____ Source material
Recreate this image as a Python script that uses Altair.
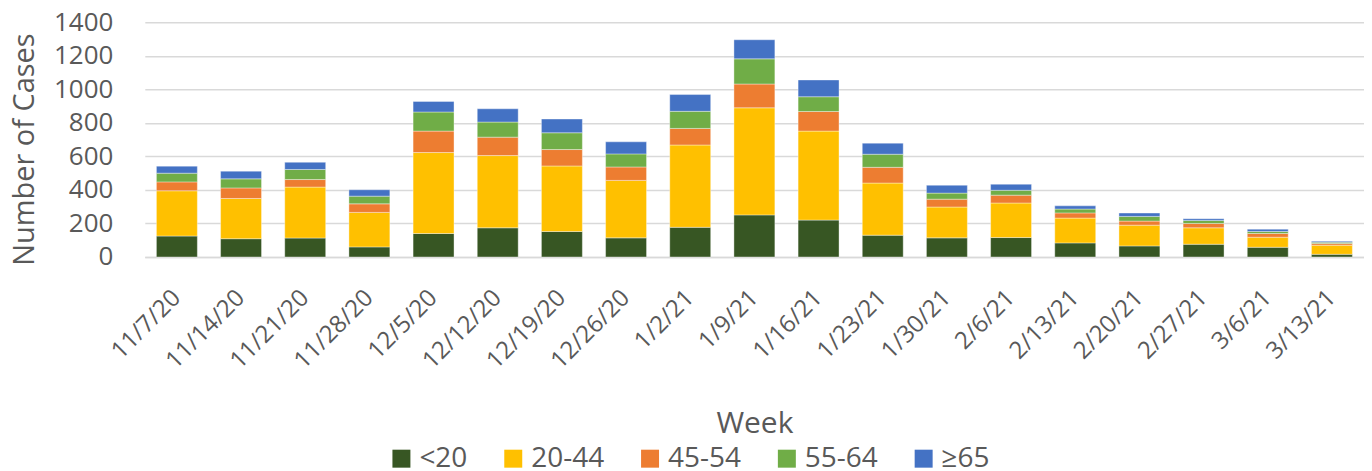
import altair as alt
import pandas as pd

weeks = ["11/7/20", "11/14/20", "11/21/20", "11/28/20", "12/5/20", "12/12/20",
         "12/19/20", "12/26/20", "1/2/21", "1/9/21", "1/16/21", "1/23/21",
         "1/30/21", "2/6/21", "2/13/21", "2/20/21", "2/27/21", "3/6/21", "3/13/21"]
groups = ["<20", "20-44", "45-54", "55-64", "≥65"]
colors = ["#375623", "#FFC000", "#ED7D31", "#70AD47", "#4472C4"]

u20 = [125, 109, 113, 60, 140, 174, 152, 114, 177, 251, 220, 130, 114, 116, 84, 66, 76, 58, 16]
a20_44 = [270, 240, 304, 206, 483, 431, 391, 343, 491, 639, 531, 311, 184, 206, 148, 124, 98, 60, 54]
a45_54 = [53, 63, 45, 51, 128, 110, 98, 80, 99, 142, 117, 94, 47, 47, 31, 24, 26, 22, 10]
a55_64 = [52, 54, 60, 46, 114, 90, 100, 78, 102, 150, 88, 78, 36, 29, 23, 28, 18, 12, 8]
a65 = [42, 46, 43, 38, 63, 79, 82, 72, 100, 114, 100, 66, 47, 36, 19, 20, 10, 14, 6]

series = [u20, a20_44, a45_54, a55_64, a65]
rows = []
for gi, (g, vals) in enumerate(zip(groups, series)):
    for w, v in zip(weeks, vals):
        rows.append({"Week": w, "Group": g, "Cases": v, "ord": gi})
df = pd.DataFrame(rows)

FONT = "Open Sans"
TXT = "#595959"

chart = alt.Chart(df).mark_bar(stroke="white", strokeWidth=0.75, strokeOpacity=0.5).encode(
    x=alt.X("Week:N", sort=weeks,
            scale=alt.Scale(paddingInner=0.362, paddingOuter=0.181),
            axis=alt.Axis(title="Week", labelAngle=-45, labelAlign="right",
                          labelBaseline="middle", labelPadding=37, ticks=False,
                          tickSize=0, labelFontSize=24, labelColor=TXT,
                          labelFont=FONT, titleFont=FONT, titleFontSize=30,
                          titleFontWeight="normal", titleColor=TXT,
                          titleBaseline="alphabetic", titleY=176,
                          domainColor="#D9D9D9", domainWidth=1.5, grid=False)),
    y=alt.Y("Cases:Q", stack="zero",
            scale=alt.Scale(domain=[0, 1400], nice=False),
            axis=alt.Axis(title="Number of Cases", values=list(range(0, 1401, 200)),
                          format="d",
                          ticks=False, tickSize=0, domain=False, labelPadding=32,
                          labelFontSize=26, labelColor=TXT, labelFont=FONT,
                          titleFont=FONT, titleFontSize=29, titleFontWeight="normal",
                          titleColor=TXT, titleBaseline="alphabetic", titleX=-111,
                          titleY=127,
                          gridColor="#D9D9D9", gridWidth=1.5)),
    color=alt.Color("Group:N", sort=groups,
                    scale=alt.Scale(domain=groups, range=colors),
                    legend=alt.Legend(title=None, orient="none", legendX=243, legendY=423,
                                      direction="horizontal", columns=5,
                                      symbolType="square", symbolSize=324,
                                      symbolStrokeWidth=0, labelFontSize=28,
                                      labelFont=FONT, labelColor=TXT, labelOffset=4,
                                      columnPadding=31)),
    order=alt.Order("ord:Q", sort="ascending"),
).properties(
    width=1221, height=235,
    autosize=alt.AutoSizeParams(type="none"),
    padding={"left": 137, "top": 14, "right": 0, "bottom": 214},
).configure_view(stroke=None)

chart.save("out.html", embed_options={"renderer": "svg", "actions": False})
________
Exercise:
Write out the data precisely as given, excluding the pictures.

Task solution:
Recreate this image as a Python script that uses Altair.
import altair as alt
import pandas as pd

weeks = ["11/7/20", "11/14/20", "11/21/20", "11/28/20", "12/5/20", "12/12/20",
         "12/19/20", "12/26/20", "1/2/21", "1/9/21", "1/16/21", "1/23/21",
         "1/30/21", "2/6/21", "2/13/21", "2/20/21", "2/27/21", "3/6/21", "3/13/21"]
groups = ["<20", "20-44", "45-54", "55-64", "≥65"]
colors = ["#375623", "#FFC000", "#ED7D31", "#70AD47", "#4472C4"]

u20 = [125, 109, 113, 60, 140, 174, 152, 114, 177, 251, 220, 130, 114, 116, 84, 66, 76, 58, 16]
a20_44 = [270, 240, 304, 206, 483, 431, 391, 343, 491, 639, 531, 311, 184, 206, 148, 124, 98, 60, 54]
a45_54 = [53, 63, 45, 51, 128, 110, 98, 80, 99, 142, 117, 94, 47, 47, 31, 24, 26, 22, 10]
a55_64 = [52, 54, 60, 46, 114, 90, 100, 78, 102, 150, 88, 78, 36, 29, 23, 28, 18, 12, 8]
a65 = [42, 46, 43, 38, 63, 79, 82, 72, 100, 114, 100, 66, 47, 36, 19, 20, 10, 14, 6]

series = [u20, a20_44, a45_54, a55_64, a65]
rows = []
for gi, (g, vals) in enumerate(zip(groups, series)):
    for w, v in zip(weeks, vals):
        rows.append({"Week": w, "Group": g, "Cases": v, "ord": gi})
df = pd.DataFrame(rows)

FONT = "Open Sans"
TXT = "#595959"

chart = alt.Chart(df).mark_bar(stroke="white", strokeWidth=0.75, strokeOpacity=0.5).encode(
    x=alt.X("Week:N", sort=weeks,
            scale=alt.Scale(paddingInner=0.362, paddingOuter=0.181),
            axis=alt.Axis(title="Week", labelAngle=-45, labelAlign="right",
                          labelBaseline="middle", labelPadding=37, ticks=False,
                          tickSize=0, labelFontSize=24, labelColor=TXT,
                          labelFont=FONT, titleFont=FONT, titleFontSize=30,
                          titleFontWeight="normal", titleColor=TXT,
                          titleBaseline="alphabetic", titleY=176,
                          domainColor="#D9D9D9", domainWidth=1.5, grid=False)),
    y=alt.Y("Cases:Q", stack="zero",
            scale=alt.Scale(domain=[0, 1400], nice=False),
            axis=alt.Axis(title="Number of Cases", values=list(range(0, 1401, 200)),
                          format="d",
                          ticks=False, tickSize=0, domain=False, labelPadding=32,
                          labelFontSize=26, labelColor=TXT, labelFont=FONT,
                          titleFont=FONT, titleFontSize=29, titleFontWeight="normal",
                          titleColor=TXT, titleBaseline="alphabetic", titleX=-111,
                          titleY=127,
                          gridColor="#D9D9D9", gridWidth=1.5)),
    color=alt.Color("Group:N", sort=groups,
                    scale=alt.Scale(domain=groups, range=colors),
                    legend=alt.Legend(title=None, orient="none", legendX=243, legendY=423,
                                      direction="horizontal", columns=5,
                                      symbolType="square", symbolSize=324,
                                      symbolStrokeWidth=0, labelFontSize=28,
                                      labelFont=FONT, labelColor=TXT, labelOffset=4,
                                      columnPadding=31)),
    order=alt.Order("ord:Q", sort="ascending"),
).properties(
    width=1221, height=235,
    autosize=alt.AutoSizeParams(type="none"),
    padding={"left": 137, "top": 14, "right": 0, "bottom": 214},
).configure_view(stroke=None)

chart.save("out.html", embed_options={"renderer": "svg", "actions": False})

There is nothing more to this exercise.